Тебе со мной повезло, хотя Настя обязательно скажет или напишет, что я – стерва, предательница и провокатор.
Не верь! Маленькая девочка, которая все еще живет внутри моего старого клоуна, ждет, когда ей разрешат выйти. Она так давно ждет, что может оказаться седой. Но мы ее покрасим зеленкой – в цвет надежды.
У тебя родинка на сгибе локтя. У меня – на запястье. У тебя черные глаза. Моя бабушка называла такие «карыми». Через «ы». Я билась за «и» во втором слоге до первой крови, пока бабушка не хватала меня за ухо и не выводила во двор – ждать маму. А маму мою можно было ждать долго. Всю зиму, всю весну, все лето… Иногда она не приезжала даже осенью. У мамы были большие жизненные планы. Мама пела.

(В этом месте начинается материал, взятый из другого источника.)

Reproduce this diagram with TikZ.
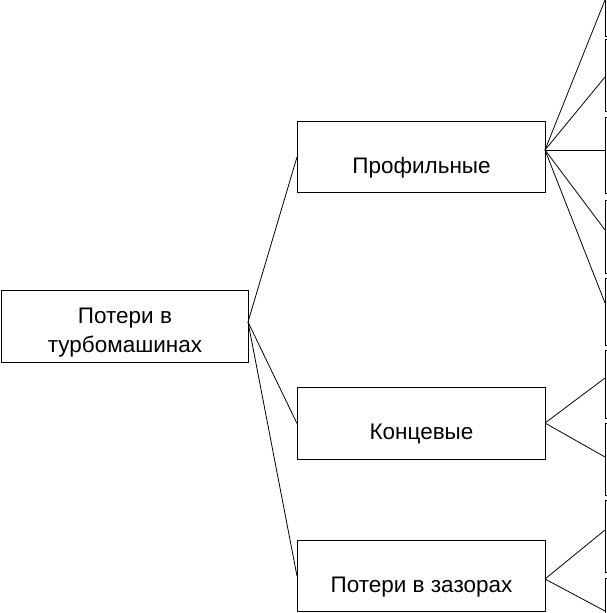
\documentclass[tikz,border=0pt]{standalone}
\usepackage{fontspec}
\setmainfont{Liberation Sans}
\begin{document}
\begin{tikzpicture}[x=1pt,y=-1pt,
  box/.style={draw,line width=1pt,rectangle,inner sep=0pt,anchor=north west,
    font=\fontsize{22.5}{29}\selectfont,align=center},
  rbox/.style={draw,line width=1pt,rectangle,inner sep=0pt,anchor=north west,minimum width=60pt},
  con/.style={line width=0.8pt}]
\useasboundingbox (0,0) rectangle (606,613);
\node[box,minimum width=247pt] (main) at (1,290) {\rule{0pt}{33pt}Потери в\\турбомашинах\rule[-10pt]{0pt}{10pt}};
\node[box,minimum width=248pt,text height=52pt,text depth=19pt] (prof) at (297,121) {Профильные};
\node[box,minimum width=248pt,text height=52pt,text depth=20pt] (konc) at (297,387) {Концевые};
\node[box,minimum width=248pt,text height=52pt,text depth=19pt] (zaz) at (297,540) {Потери в зазорах};
% cut-off boxes on the right
\node[rbox,minimum height=76pt] (r1) at (605,-40) {};
\node[rbox,minimum height=72pt] (r2) at (605,39) {};
\node[rbox,minimum height=76pt] (r3) at (605,117) {};
\node[rbox,minimum height=73pt] (r4) at (605,200) {};
\node[rbox,minimum height=67pt] (r5) at (605,278) {};
\node[rbox,minimum height=68pt] (r6) at (605,350) {};
\node[rbox,minimum height=72pt] (r7) at (605,423) {};
\node[rbox,minimum height=72pt] (r8) at (605,500) {};
\node[rbox,minimum height=72pt] (r9) at (605,578) {};
% connection points
\coordinate (mo) at (248,322);
\coordinate (po) at (545,150);
\coordinate (ko) at (545,423);
\coordinate (zo) at (545,579);
\coordinate (e1) at (605,0);
\coordinate (e2) at (605,77);
\coordinate (e3) at (605,150);
\coordinate (e4) at (605,230);
\coordinate (e5) at (605,303);
\coordinate (e6) at (605,378);
\coordinate (e7) at (605,457);
\coordinate (e8) at (605,530);
\coordinate (e9) at (605,611);
\draw[con] (mo) -- (prof.west);
\draw[con] (mo) -- (konc.west);
\draw[con] (mo) -- (zaz.west);
\foreach \e in {e1,e2,e3,e4,e5} \draw[con] (po) -- (\e);
\foreach \e in {e6,e7} \draw[con] (ko) -- (\e);
\foreach \e in {e8,e9} \draw[con] (zo) -- (\e);
\end{tikzpicture}
\end{document}
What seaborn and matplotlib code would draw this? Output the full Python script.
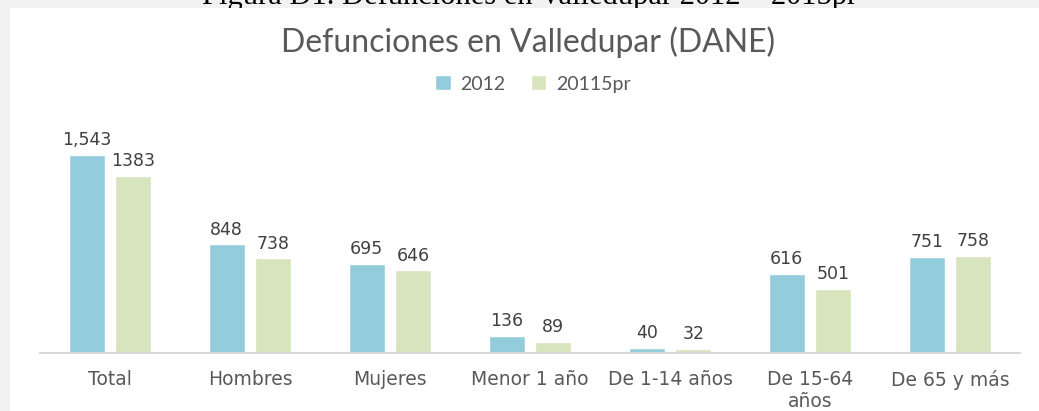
"""
Defunciones en Valledupar (DANE): comparación 2012 frente a 2015pr por grupo.
"""
import matplotlib
matplotlib.use("Agg")

import pandas as pd
import matplotlib.pyplot as plt
import matplotlib.patches as mpatches
import seaborn as sns

# Datos
categorias = ["Total", "Hombres", "Mujeres", "Menor 1 año", "De 1-14 años",
              "De 15-64\naños", "De 65 y más"]
series = ["2012", "20115pr"]
valores_2012 = [1543, 848, 695, 136, 40, 616, 751]
valores_2015 = [1383, 738, 646, 89, 32, 501, 758]
etiquetas_2012 = ["1,543", "848", "695", "136", "40", "616", "751"]
etiquetas_2015 = ["1383", "738", "646", "89", "32", "501", "758"]

AZUL = "#93CDDD"
VERDE = "#D7E4BD"
GRIS_TXT = "#595959"

df = pd.DataFrame({
    "categoria": categorias * 2,
    "valor": valores_2012 + valores_2015,
    "serie": [series[0]] * len(categorias) + [series[1]] * len(categorias),
})

sns.set_style("white")
plt.rcParams["font.family"] = ["DejaVu Sans"]

W, H = 1039, 411
fig = plt.figure(figsize=(W / 100, H / 100), dpi=100, facecolor="#F2F2F2")

# título de la figura del documento, recortado arriba
fig.text(530 / W, 1 - 4 / H, "Figura D1. Defunciones en Valledupar 2012 – 2015pr",
         ha="center", va="baseline", fontsize=22, family="Liberation Serif",
         color="black", zorder=-3)
# área blanca del gráfico
fig.add_artist(mpatches.Rectangle((10 / W, 0), 1 - 10 / W, 1 - 8 / H,
                                  transform=fig.transFigure, facecolor="white",
                                  edgecolor="none", zorder=-2))

ax = fig.add_axes([40 / W, 58 / H, 980 / W, 233 / H])
ax.set_facecolor("none")

sns.barplot(data=df, x="categoria", y="valor", hue="serie", order=categorias,
            hue_order=series, palette=[AZUL, VERDE], width=0.664, gap=0.215,
            saturation=1, ax=ax)

for cont, etq in zip(ax.containers, [etiquetas_2012, etiquetas_2015]):
    ax.bar_label(cont, labels=etq, padding=4, fontsize=12.5, color="#404040")

ax.set_xlim(-0.5, len(categorias) - 0.5)
ax.set_ylim(0, 1543 * 233 / 198)
ax.set_xlabel("")
ax.set_ylabel("")
ax.set_yticks([])
ax.tick_params(axis="x", length=0, pad=12, labelsize=13.5, labelcolor=GRIS_TXT)
for lado in ["top", "left", "right"]:
    ax.spines[lado].set_visible(False)
ax.spines["bottom"].set_color("#D9D9D9")
ax.spines["bottom"].set_linewidth(1.5)

fig.text(528 / W, 1 - 42 / H, "Defunciones en Valledupar (DANE)", ha="center",
         va="center", fontsize=23, family="Lato", color=GRIS_TXT)

sns.move_legend(ax, "center", bbox_to_anchor=(533 / W, 1 - 84 / H),
                bbox_transform=fig.transFigure, ncol=2, frameon=False, title=None,
                prop={"family": "Lato", "size": 14}, labelcolor=GRIS_TXT,
                handlelength=0.8, handleheight=0.8, handletextpad=0.5,
                columnspacing=1.3)

fig.savefig("out.png", dpi=100, facecolor=fig.get_facecolor())
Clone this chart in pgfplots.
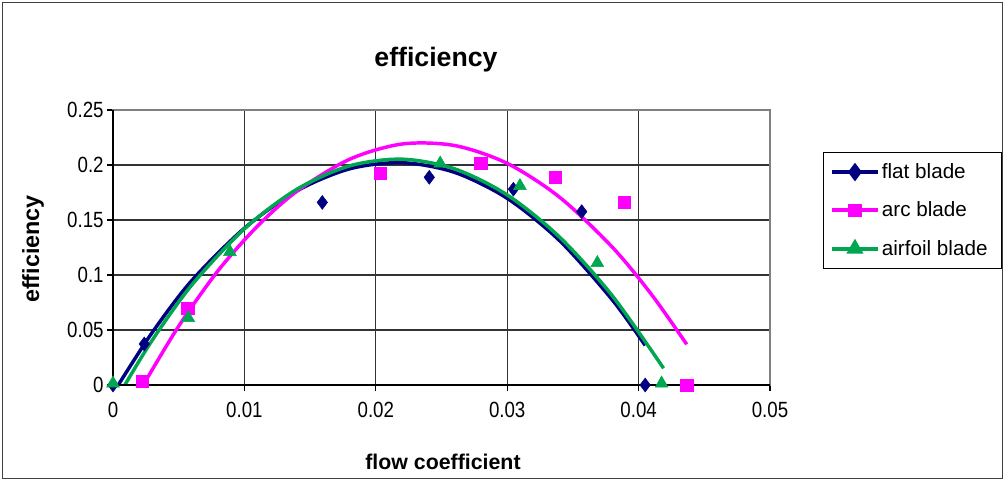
\documentclass[border=0pt]{standalone}
\usepackage{pgfplots}
\pgfplotsset{compat=1.18}
\usepackage{fontspec}
\setmainfont{Liberation Sans}
\newfontfamily\ticksans[FakeStretch=0.85]{Liberation Sans}
\definecolor{navyc}{RGB}{0,0,128}
\definecolor{magc}{RGB}{255,0,255}
\definecolor{grnc}{RGB}{0,166,80}
\begin{document}
\begin{tikzpicture}[x=0.75pt,y=-0.75pt]
\path[use as bounding box] (0,0) rectangle (1005,479);
\draw[black!75, line width=0.75pt] (2.5,2.5) rectangle (1002.5,478);
\begin{axis}[at={(84.75pt,-288.75pt)}, anchor=south west, scale only axis,
  width=492.75pt, height=206.25pt,
  xmin=0, xmax=0.05, ymin=0, ymax=0.25,
  xtick={0,0.01,0.02,0.03,0.04,0.05}, ytick={0,0.05,0.1,0.15,0.2,0.25},
  scaled ticks=false,
  /pgf/number format/assume math mode=true,
  xticklabel style={/pgf/number format/fixed, /pgf/number format/precision=2, yshift=-5pt},
  yticklabel style={/pgf/number format/fixed, /pgf/number format/precision=2, xshift=1pt},
  ticklabel style={font=\ticksans\fontsize{16.5}{19}\selectfont},
  grid=major, major grid style={black!80, line width=0.8pt},
  axis line style={black!50, line width=0.8pt},
  tick align=outside, major tick length=4.5pt, tick style={black, line width=0.8pt},
  xtick pos=bottom, ytick pos=left,
  clip=false,
  legend image code/.code={\draw[mark repeat=2,mark phase=2,#1] plot coordinates {(0pt,0pt) (17.5pt,0pt) (35pt,0pt)};},
  legend style={at={(axis description cs:1.0807,0.847)}, anchor=north west, draw=black, line width=0.9pt,
    font=\fontsize{15.5}{18}\selectfont, inner xsep=4.5pt, inner ysep=7pt, row sep=13.6pt,
    nodes={inner sep=1.2pt}, column sep=0pt},
  legend cell align=left,
]
\addlegendimage{navyc, line width=3pt, mark=diamond*, mark size=4.5pt, mark options={solid}}
\addlegendentry{\makebox[84pt][l]{flat blade}}
\addlegendimage{magc, line width=3pt, mark=square*, mark size=3.5pt}
\addlegendentry{\makebox[84pt][l]{arc blade}}
\addlegendimage{grnc, line width=3pt, mark=triangle*, mark size=4.5pt}
\addlegendentry{\makebox[84pt][l]{airfoil blade}}

% markers
\addplot[only marks, mark=diamond*, mark size=5.2pt, color=navyc, forget plot] coordinates {
 (0,0) (0.00238,0.0373) (0.01593,0.166) (0.02407,0.1888) (0.03047,0.178) (0.03567,0.1576) (0.0405,0)};
\addplot[only marks, mark=square*, mark size=4.6pt, color=magc, forget plot] coordinates {
 (0.00223,0.0036) (0.00568,0.0697) (0.02032,0.1924) (0.02798,0.2015) (0.03364,0.1888) (0.03889,0.166) (0.04366,0)};
\addplot[only marks, mark=triangle*, mark size=5.5pt, color=grnc, forget plot] coordinates {
 (0,0.0015) (0.00573,0.061) (0.0089,0.121) (0.0249,0.2015) (0.03097,0.181) (0.03686,0.111) (0.04175,0.0015)};

% trendlines
\addplot[navyc, line width=2.6pt, smooth, no marks, forget plot] coordinates {
 (0.0004,0) (0.003,0.0480) (0.006,0.0950) (0.010,0.1425) (0.014,0.1765) (0.018,0.1965)
 (0.022,0.2021) (0.026,0.1933) (0.030,0.1697) (0.034,0.1311) (0.038,0.0774) (0.0405,0.036)};
\addplot[magc, line width=2.6pt, smooth, no marks, forget plot] coordinates {
 (0.0023,0) (0.005,0.0535) (0.008,0.1040) (0.011,0.1445) (0.014,0.1762) (0.018,0.2052)
 (0.022,0.2191) (0.026,0.2177) (0.030,0.2015) (0.034,0.1706) (0.038,0.1253) (0.041,0.0820) (0.04366,0.037)};
\addplot[grnc, line width=2.6pt, smooth, no marks, forget plot] coordinates {
 (0.0009,0) (0.003,0.0410) (0.006,0.0910) (0.010,0.1420) (0.014,0.1780) (0.018,0.1992)
 (0.022,0.2053) (0.026,0.1965) (0.030,0.1728) (0.034,0.1343) (0.038,0.0811) (0.0419,0.0152)};

\draw[black, line width=1pt] (axis cs:0,0.25) -- (axis cs:0,0) -- (axis cs:0.05,0);
\end{axis}
\node[font=\bfseries\fontsize{20}{24}\selectfont] at (436,60) {efficiency};
\node[font=\bfseries\fontsize{16}{19}\selectfont] at (443,462) {flow coefficient};
\node[font=\bfseries\fontsize{17.5}{20}\selectfont, rotate=90] at (33,249) {efficiency};
\end{tikzpicture}
\end{document}
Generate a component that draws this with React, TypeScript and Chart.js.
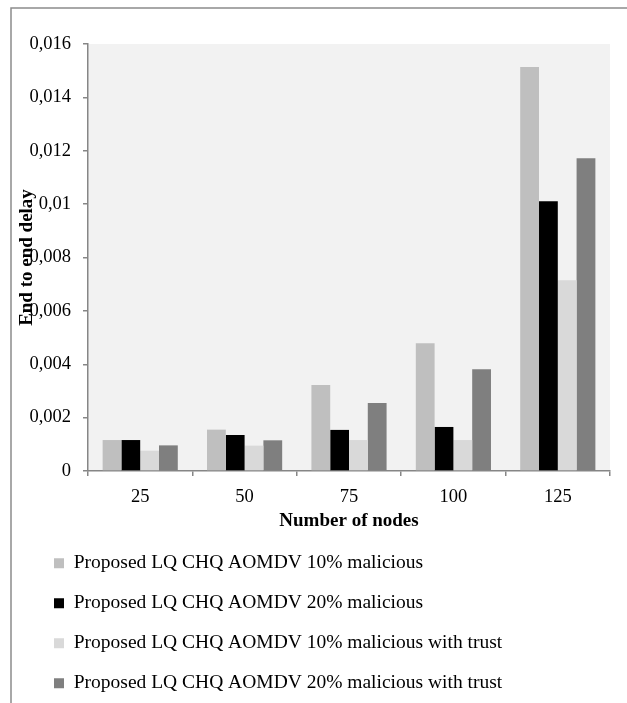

Ты заметил, как хорошо я разбираюсь в музыке? Это гены.
Мама пела в ресторанах, исполняя на бис партию «Травиаты». Ей попадалась гурманская публика, потому что жрать в советских ресторанах было нечего. А по четвергам там был рыбный день, и мама пела джаз. Элла Фитцджеральд – это наше мясо.
Мама – против тебя. Против нас и против меня. Я сижу на деке. Она выходит и садится в отдалении. Десять лет она живет с нами в Сиэтле, она здесь большая знаменитость. Она поет во всех церковных хорах, и лучше всего она поет в церкви Слова Божьего. Недавно вышел диск, голос моей мамы звучит громко и чисто. Она так заливается на этом диске, что мне хочется притопывать и прихлопывать и ждать ее во дворе. Долго-долго. И чтобы она не приезжала, а за калиткой была дорога. Но калитки и заборы здесь не приняты.
У тебя черные глаза. У меня желтые. В нашей новой будущей стране будет черно-желтый флаг. Не волнуйся, не скоро. Тебе же еще надо вылезти из подгузников и переждать мое очередное увлечение.